Despite the apparent strengthening of confidence amongst manufacturers, overall fears of a slowdown in domestic demand are hitting the UK’s manufacturing heartlands, perhaps a reflection of the importance of the public sector to the economy of these regions. Confidence levels are weakest in the West Midlands (a ten per cent balance), with Wales, Scotland and Northern England all registering similarly low levels, compared to relatively strong confidence levels in London and the South East (balances of 25 per cent).
 
However, expectations for export sales are strongest in those areas struggling with domestic demand – a further indication that firms are resting hopes on overseas markets where demand at home is seen to be weak. The balance of firms expecting to grow exports over the coming six months is 57 per cent in Scotland, 48 per cent in Yorkshire and 46 per cent in Wales.  
 
Impact on investment
Businesses lack of confidence in prospects for domestic demand is having a knock on effect on their plans for the coming year. While the balance of firms expecting to be able to boost investment has improved dramatically (from -20 per cent to -5 per cent) since June 2008, it remains firmly below the long term average.
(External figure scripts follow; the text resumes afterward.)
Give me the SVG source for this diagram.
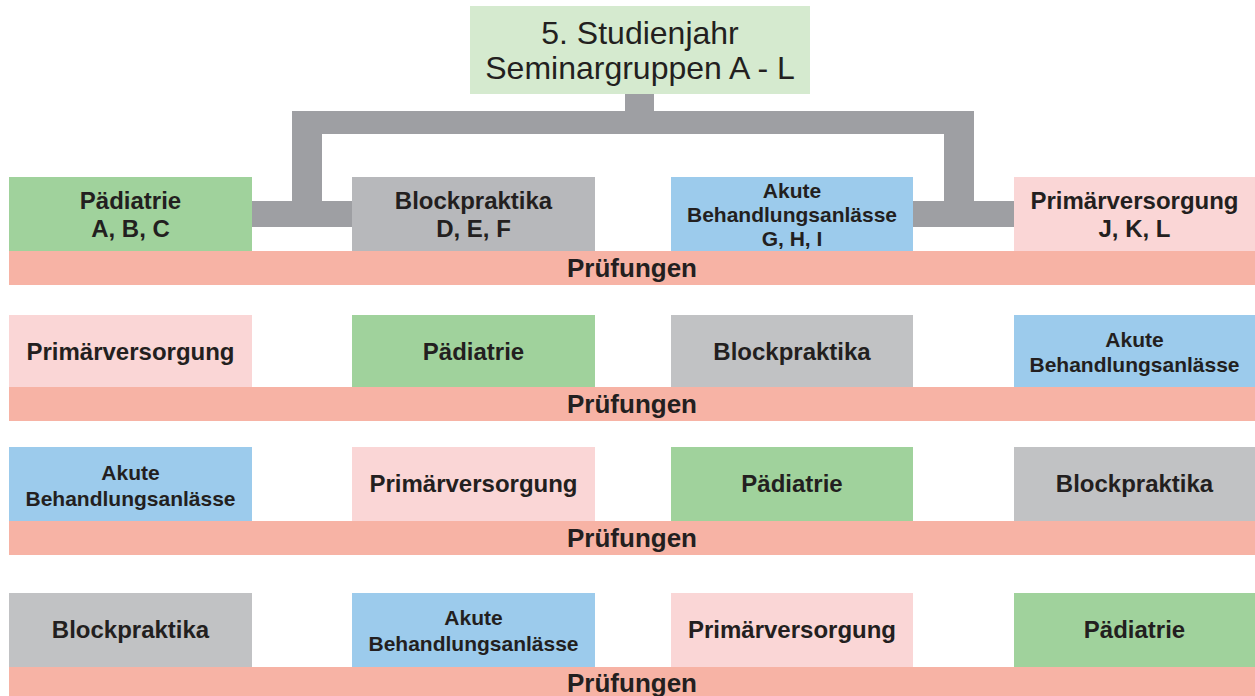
<svg xmlns="http://www.w3.org/2000/svg" width="1255" height="696" viewBox="0 0 1255 696">
<style>
.t{font-family:"Liberation Sans",Arial,sans-serif;font-weight:bold;fill:#231f20;text-anchor:middle}
.l{font-size:24px}
.s{font-size:21px}
.p{font-size:26px}
.h{font-family:"Liberation Sans",Arial,sans-serif;font-size:32px;fill:#231f20;text-anchor:middle}
.pae{fill:#a0d29c}
.blk{fill:#c1c2c4}
.blk1{fill:#b7b8bb}
.aku{fill:#9ccbec}
.pri{fill:#fad6d6}
.pru{fill:#f7b3a5}
.con{fill:#9e9fa3}
</style>
<rect width="1255" height="696" fill="#ffffff"/>
<g id="connectors">
<path class="con" d="M625 94H654V111H974V201H1014V227H913V201H944V134H322V201H352V227H252V201H292V111H625Z"/>
</g>
<g id="root">
<rect x="470" y="6" width="340" height="88" fill="#d5eacf"/>
<text class="h" x="640" y="44">5. Studienjahr</text>
<text class="h" x="640" y="79">Seminargruppen A - L</text>
</g>
<!-- Row 1 -->
<g id="r1-paediatrie"><rect class="pae" x="9" y="177" width="243" height="74"/>
<text class="t l" x="130.5" y="209">Pädiatrie</text><text class="t l" x="130.5" y="237">A, B, C</text></g>
<g id="r1-block"><rect class="blk1" x="352" y="177" width="243" height="74"/>
<text class="t l" x="473.5" y="209">Blockpraktika</text><text class="t l" x="473.5" y="237">D, E, F</text></g>
<g id="r1-akut"><rect class="aku" x="671" y="177" width="242" height="74"/>
<text class="t s" x="792" y="198">Akute</text><text class="t s" x="792" y="222">Behandlungsanlässe</text><text class="t s" x="792" y="246">G, H, I</text></g>
<g id="r1-primaer"><rect class="pri" x="1014" y="177" width="241" height="74"/>
<text class="t l" x="1134.5" y="209">Primärversorgung</text><text class="t l" x="1134.5" y="237">J, K, L</text></g>
<g id="r1-pruef"><rect class="pru" x="9" y="251" width="1246" height="34"/>
<text class="t p" x="632" y="277">Prüfungen</text></g>
<!-- Row 2 -->
<g id="r2-primaer"><rect class="pri" x="9" y="315" width="243" height="72"/>
<text class="t l" x="130.5" y="360">Primärversorgung</text></g>
<g id="r2-paediatrie"><rect class="pae" x="352" y="315" width="243" height="72"/>
<text class="t l" x="473.5" y="360">Pädiatrie</text></g>
<g id="r2-block"><rect class="blk" x="671" y="315" width="242" height="72"/>
<text class="t l" x="792" y="360">Blockpraktika</text></g>
<g id="r2-akut"><rect class="aku" x="1014" y="315" width="241" height="72"/>
<text class="t s" x="1134.5" y="347">Akute</text><text class="t s" x="1134.5" y="372">Behandlungsanlässe</text></g>
<g id="r2-pruef"><rect class="pru" x="9" y="387" width="1246" height="34"/>
<text class="t p" x="632" y="413">Prüfungen</text></g>
<!-- Row 3 -->
<g id="r3-akut"><rect class="aku" x="9" y="447" width="243" height="74"/>
<text class="t s" x="130.5" y="480">Akute</text><text class="t s" x="130.5" y="506">Behandlungsanlässe</text></g>
<g id="r3-primaer"><rect class="pri" x="352" y="447" width="243" height="74"/>
<text class="t l" x="473.5" y="492">Primärversorgung</text></g>
<g id="r3-paediatrie"><rect class="pae" x="671" y="447" width="242" height="74"/>
<text class="t l" x="792" y="492">Pädiatrie</text></g>
<g id="r3-block"><rect class="blk" x="1014" y="447" width="241" height="74"/>
<text class="t l" x="1134.5" y="492">Blockpraktika</text></g>
<g id="r3-pruef"><rect class="pru" x="9" y="521" width="1246" height="34"/>
<text class="t p" x="632" y="547">Prüfungen</text></g>
<!-- Row 4 -->
<g id="r4-block"><rect class="blk" x="9" y="593" width="243" height="74"/>
<text class="t l" x="130.5" y="638">Blockpraktika</text></g>
<g id="r4-akut"><rect class="aku" x="352" y="593" width="243" height="74"/>
<text class="t s" x="473.5" y="625">Akute</text><text class="t s" x="473.5" y="651">Behandlungsanlässe</text></g>
<g id="r4-primaer"><rect class="pri" x="671" y="593" width="242" height="74"/>
<text class="t l" x="792" y="638">Primärversorgung</text></g>
<g id="r4-paediatrie"><rect class="pae" x="1014" y="593" width="241" height="74"/>
<text class="t l" x="1134.5" y="638">Pädiatrie</text></g>
<g id="r4-pruef"><rect class="pru" x="9" y="667" width="1246" height="34"/>
<text class="t p" x="632" y="692">Prüfungen</text></g>
</svg>
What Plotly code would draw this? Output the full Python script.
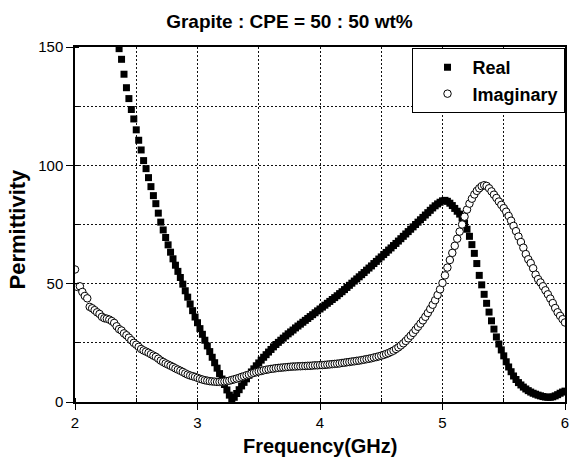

Businesses are toeing a cautious line, given ongoing fears about economic stability.
 
Other factors that have caused firms to keep the brakes on investments spending include weak profits and excess capacity – both reflections that demand remains an issue for many firms.
  
Trevor Williams, Chief Economist, Wholesale Markets said: “The UK is on the road to recovery, led by improvements in business confidence. Export sales, in particular, have risen strongly, helped by the rebound in global demand as well as the sustained fall in the pound.
 
“The question now is how this renewed confidence will shape the recovery. History tells us that emerging from recession is not always a smooth ride, and we should not expect the coming months to be easy. However, if confidence holds up, we should avoid the double dip that many have feared.”